The resolution also calls for international observers for the November 2009 election in Honduras.

It states “once president Zelaya is returned to office to ensure that his successor is elected fairly, freely and transparently.' Plus it expresses support for the mediation efforts of Costa Rican President Oscar Arias, which are due to resume this weekend.

At writing, there were 21 co-sponsors of this resolution, mostly progressive Democrats and members of the Hispanic, Black and Progressive caucuses of the House of Representatives. Well known names on the cosponsors list include Rep. Jose Serrano, D-N.Y., Luis Gutierrez, D-Ill., Barbara Lee, D-Calif., John Conyers, D-Mich., Maurice Hinchey, D-N.Y., Maxine Waters, D-Calif., and others.

To date no parallel resolution has been introduced in the Senate.

Progressive human rights organizations including the faith-based Latin American Working Group, the Alliance for Global Justice and School of the Americas Watch are sending out statements electronically asking their members and friends to contact their congresspersons to ask them to co-sponsor and support the resolution by calling the Capitol switchboard, 202-224-3121, and asking to speak to the foreign policy aide of their congressperson to urge him or her to sign onto and support H Res 630.

Meanwhile, the anti-Zelaya, pro-coup factions in U.S. politics have not been idle.

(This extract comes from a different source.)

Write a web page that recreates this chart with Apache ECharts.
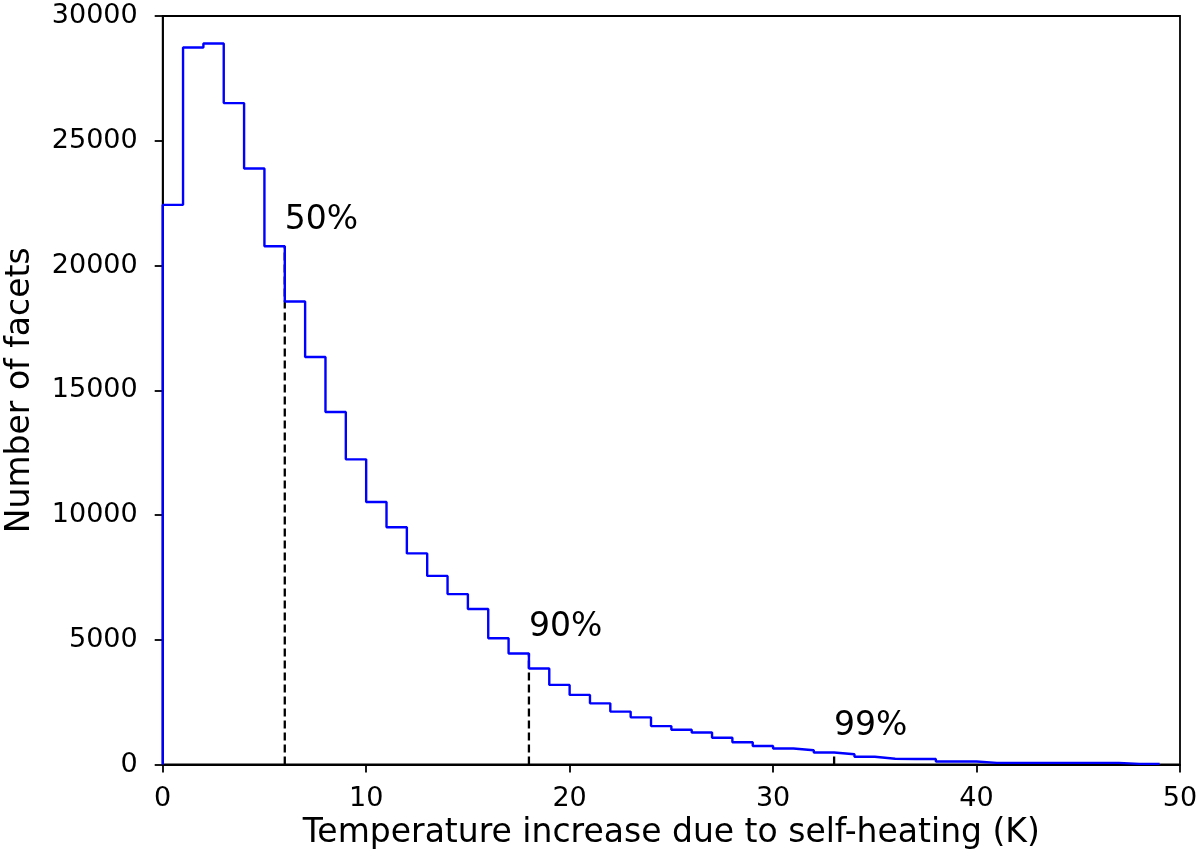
<!DOCTYPE html>
<html>
<head>
<meta charset="utf-8">
<script src="https://cdn.jsdelivr.net/npm/echarts@6/dist/echarts.min.js"></script>
<style>
  html, body { margin: 0; padding: 0; background: #fff; }
  #chart { width: 1200px; height: 860px; }
</style>
</head>
<body>
<div id="chart"></div>
<script>
// Histogram bin counts, bins of width 1 K starting at 0 K
const binStart = 0;
const binWidth = 1;
const counts = [22430, 28740, 28900, 26510, 23890, 20770, 18560, 16330, 14130, 12230,
                10520, 9510, 8460, 7560, 6830, 6230, 5060, 4450, 3850, 3190,
                2790, 2450, 2120, 1890, 1540, 1390, 1280, 1070, 890, 740,
                640, 570, 480, 410, 310, 230, 220, 220, 120, 120,
                65, 65, 65, 65, 65, 65, 65, 25, 25];
// Percentile markers
const percentileLabels = ['50%', '90%', '99%'];
const percentileX = [6, 18, 33];
// Axis ticks
const xTicks = [0, 10, 20, 30, 40, 50];
const yTicks = [0, 5000, 10000, 15000, 20000, 25000, 30000];

// Build step outline from bins
const stepPts = [[binStart, 0]];
counts.forEach((c, i) => {
  const x0 = binStart + i * binWidth;
  stepPts.push([x0, c]);
  stepPts.push([x0 + binWidth, c]);
});
stepPts.push([binStart + counts.length * binWidth, 0]);

function heightAt(x) {
  const i = Math.round((x - binStart) / binWidth);
  const left = counts[i - 1] !== undefined ? counts[i - 1] : 0;
  const right = counts[i] !== undefined ? counts[i] : 0;
  return Math.max(left, right);
}

const font = 'DejaVu Sans';
const series = [{
  type: 'line',
  data: stepPts,
  showSymbol: false,
  lineStyle: { color: '#0000ff', width: 2.4 },
  z: 3,
  silent: true
}];
percentileX.forEach((x, k) => {
  const h = heightAt(x);
  series.push({
    type: 'line',
    data: [[x, 0], [x, h]],
    showSymbol: false,
    lineStyle: { color: '#000', width: 2.3, type: [8, 4] },
    z: 2,
    silent: true
  });
  series.push({
    type: 'scatter',
    data: [[x, h]],
    symbolSize: 0,
    silent: true,
    itemStyle: { opacity: 1 },
    label: {
      show: true,
      formatter: percentileLabels[k],
      position: 'right',
      distance: 0,
      offset: [0, -26],
      fontSize: 33,
      fontFamily: font,
      color: '#000',
      opacity: 1,
      textBorderWidth: 0
    }
  });
});

const chart = echarts.init(document.getElementById('chart'), null, { renderer: 'canvas' });
chart.setOption({
  animation: false,
  backgroundColor: '#fff',
  textStyle: { fontFamily: font },
  grid: {
    left: 162.7, right: 20, top: 16, bottom: 95.5,
    containLabel: false, outerBoundsMode: 'none',
    show: true, borderColor: '#000', borderWidth: 1.8, backgroundColor: 'transparent'
  },
  xAxis: {
    type: 'value',
    min: xTicks[0], max: xTicks[xTicks.length - 1], interval: xTicks[1] - xTicks[0],
    name: 'Temperature increase due to self-heating (K)',
    nameLocation: 'middle', nameGap: 52,
    nameTextStyle: { fontSize: 33, color: '#000', fontFamily: font },
    axisLine: { show: true, onZero: false, lineStyle: { color: '#000', width: 1.8 } },
    axisTick: { show: true, inside: false, length: 8, lineStyle: { color: '#000', width: 1.8 } },
    axisLabel: { fontSize: 27, color: '#000', margin: 21, fontFamily: font },
    splitLine: { show: false }
  },
  yAxis: {
    type: 'value',
    min: yTicks[0], max: yTicks[yTicks.length - 1], interval: yTicks[1] - yTicks[0],
    name: 'Number of facets',
    nameLocation: 'middle', nameGap: 126,
    nameTextStyle: { fontSize: 33, color: '#000', fontFamily: font },
    axisLine: { show: true, onZero: false, lineStyle: { color: '#000', width: 1.8 } },
    axisTick: { show: true, inside: false, length: 8, lineStyle: { color: '#000', width: 1.8 } },
    axisLabel: { fontSize: 27, color: '#000', margin: 25, fontFamily: font,
                 formatter: v => String(v) },
    splitLine: { show: false }
  },
  series: series
});
</script>
</body>
</html>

Republicans, under the leadership of Senator John McCain, R-Ariz., and a few conservative Democrats have met with various politicians from the pro-coup faction who traveled up to Washington D.C.

The pro-coup faction in Congress, based on the Cuban exile groups of South Florida and the Republican right, have launched their own resolution, essentially parroting the 'defacto government's' rational for the military coup and demanding U.S. recognition of the coup government.

At writing, the two resolutions are running almost neck and neck, with 20 cosponsors for the anti-coup resolution, and 19 for the pro-coup one.

Observers of the situation stress the urgency of pushing the resolution and other actions in support of the restoration of Zelaya to the presidency, especially as the coup leader Micheletti is threatening to move up the date of the presidential election, which, especially if the current suspension of civil liberties and imposition of martial law curfews in Honduras are continued, would make it impossible for pro-Zelaya candidates to campaign.